C'è chi la definisce una tensione sana e chi una tensione e basta. Di certo i primi giorni della nuova legislatura hanno aumentato il livello di fibrillazione in Forza Italia.

Come sempre, tutti all'interno del partito aspettano le prossime mosse di Silvio Berlusconi, chi auspicando che non arretri nella delicata trattativa con Giorgia Meloni, chi sperando che si possano trovare strategie più concilianti per far partire il nuovo governo. La situazione provoca preoccupazioni anche nella famiglia del Cavaliere, e non è casuale che in questo momento sia tornato in campo Gianni Letta. Per certi versi, può apparire semplicistico fare la distinzione fra due anime: una schierata con Licia Ronzulli, in cui predomina l'irritazione per i veti messi da FdI sul suo nome nell'esecutivo, ma non solo quelli; e una più governista guidata da Antonio Tajani, in predicato di diventare il prossimo ministro degli Esteri.

Secondo più parlamentari azzurri, tuttavia, questo confronto tra due visioni definisce lo stato delle cose, in un clima, nota qualcuno, da "si salvi chi può", in cui circolano anche i timori su tentativi di prosciugare Forza Italia da più parti. Timori non solo legati alla notizia - emersa dopo un incontro fra Lorenzo Cesa, Antonio De Poli e Francesco Lollobrigida, uno dei fedelissimi di Giorgia Meloni - che i centristi di Noi moderati stanno lavorando per formare i gruppi alla Camera e al Senato, ottenendo le necessarie deroghe in mancanza dei numeri minimi. Una dinamica normale, assicurano i centristi, ma la tempistica lascia dentro FI il sospetto che sia stata pensata anche nell'ottica di una sorta di 'operazione responsabili'.
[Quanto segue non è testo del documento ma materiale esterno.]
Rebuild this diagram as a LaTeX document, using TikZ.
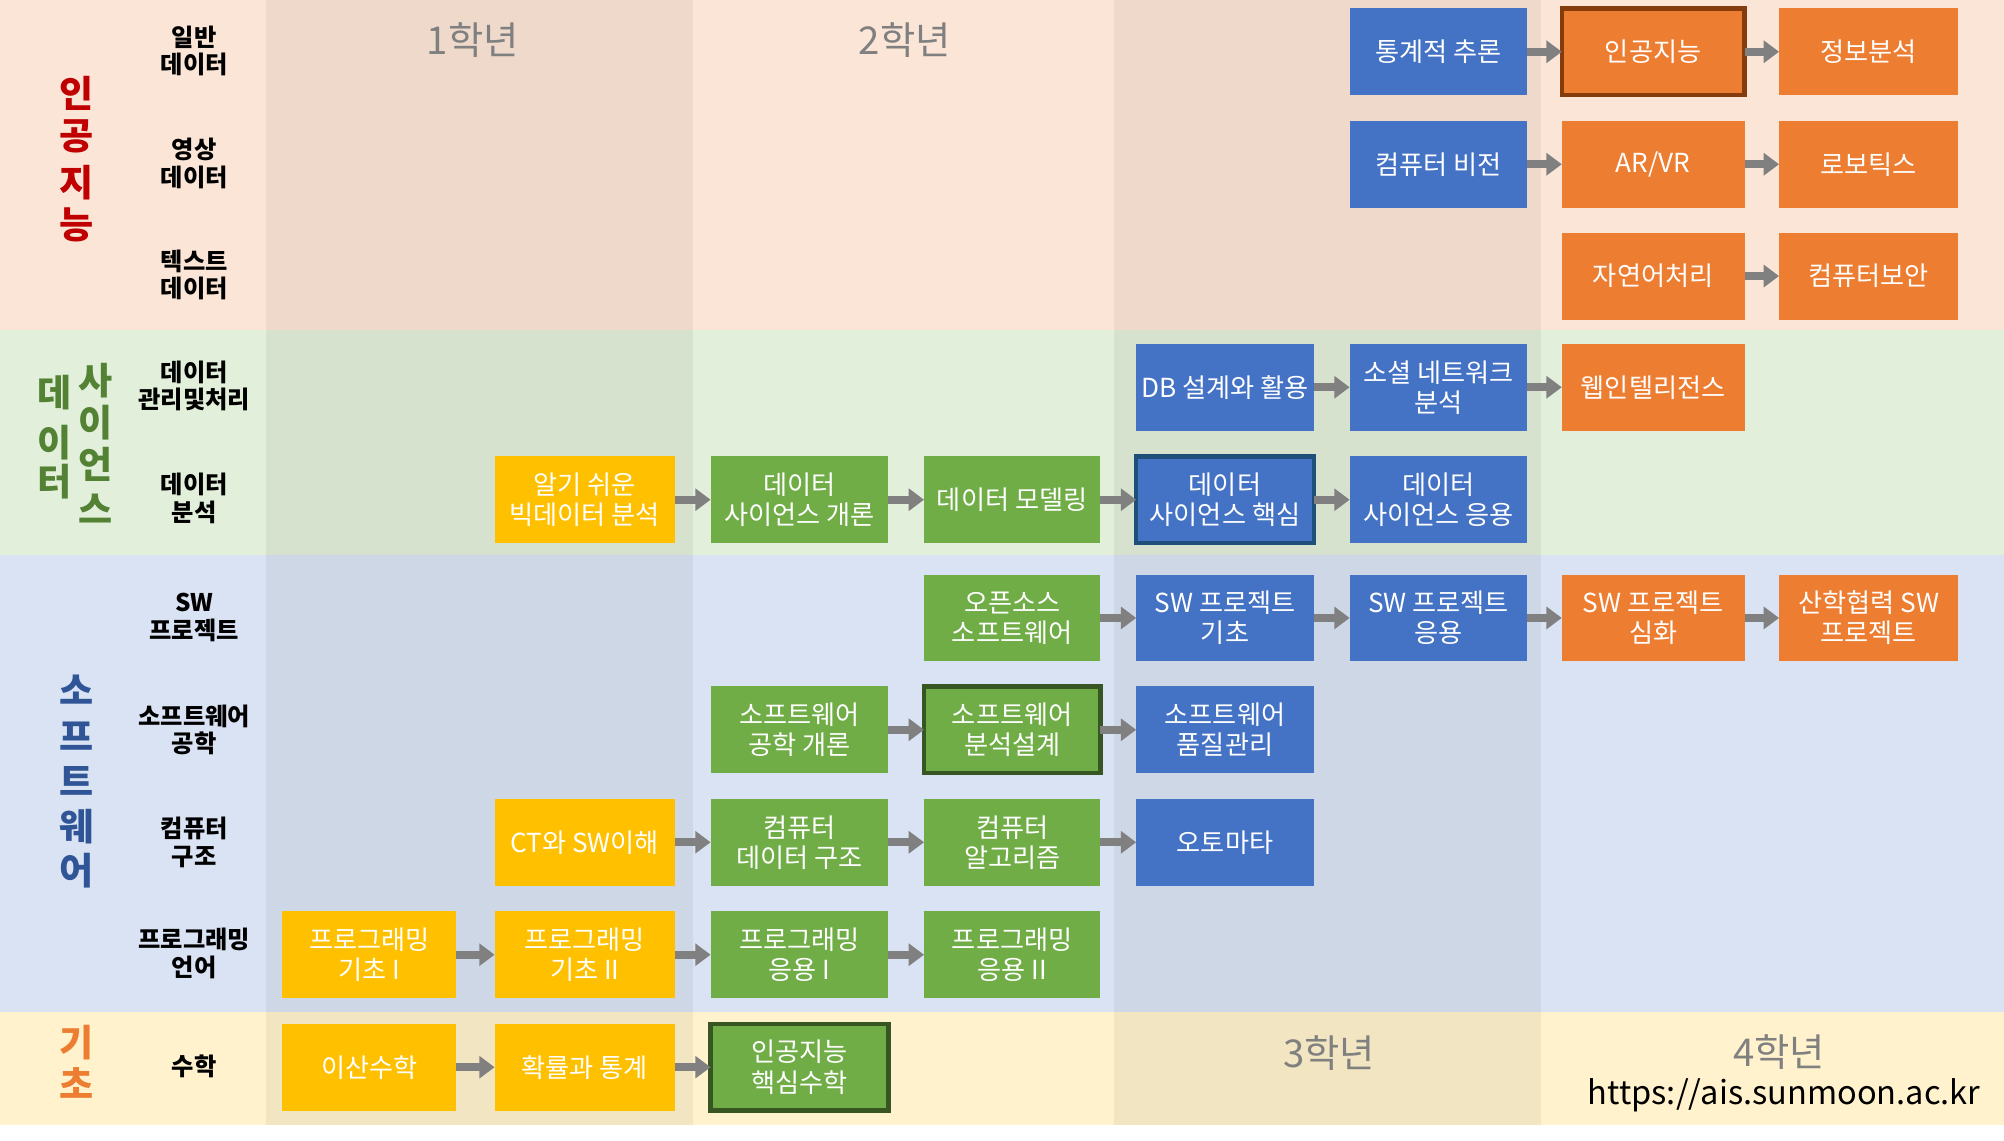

Una prova degli equilibri interni al partito di Berlusconi si potrebbe avere all'inizio della prossima settimana quando dovranno essere indicati i capogruppo, tema al centro di riunioni dei gruppi che si terranno fra lunedì e martedì. Al Senato al momento si parla di tre possibili soluzioni per il ruolo ricoperto nell'ultima legislatura da Anna Maria Bernini, papabile per il ministero dell'Università. C'è Ronzulli. Poi Maurizio Gasparri, che altrimenti potrebbe entrare nella contesa per i vicepresidenti di Palazzo Madama. E infine Gianfranco Miccichè, considerato uno dei registi del mancato voto a Ignazio La Russa. Paolo Barelli, fra i deputati più vicini a Tajani, è in corsa per la riconferma come capogruppo della Camera, anche se si parla di due alternative come Giorgio Mulè e Alessandro Cattaneo, invece ritenuti filo-Ronzulli. Tutte partite interne, inevitabilmente intrecciate alla trattativa con Fratelli d'Italia.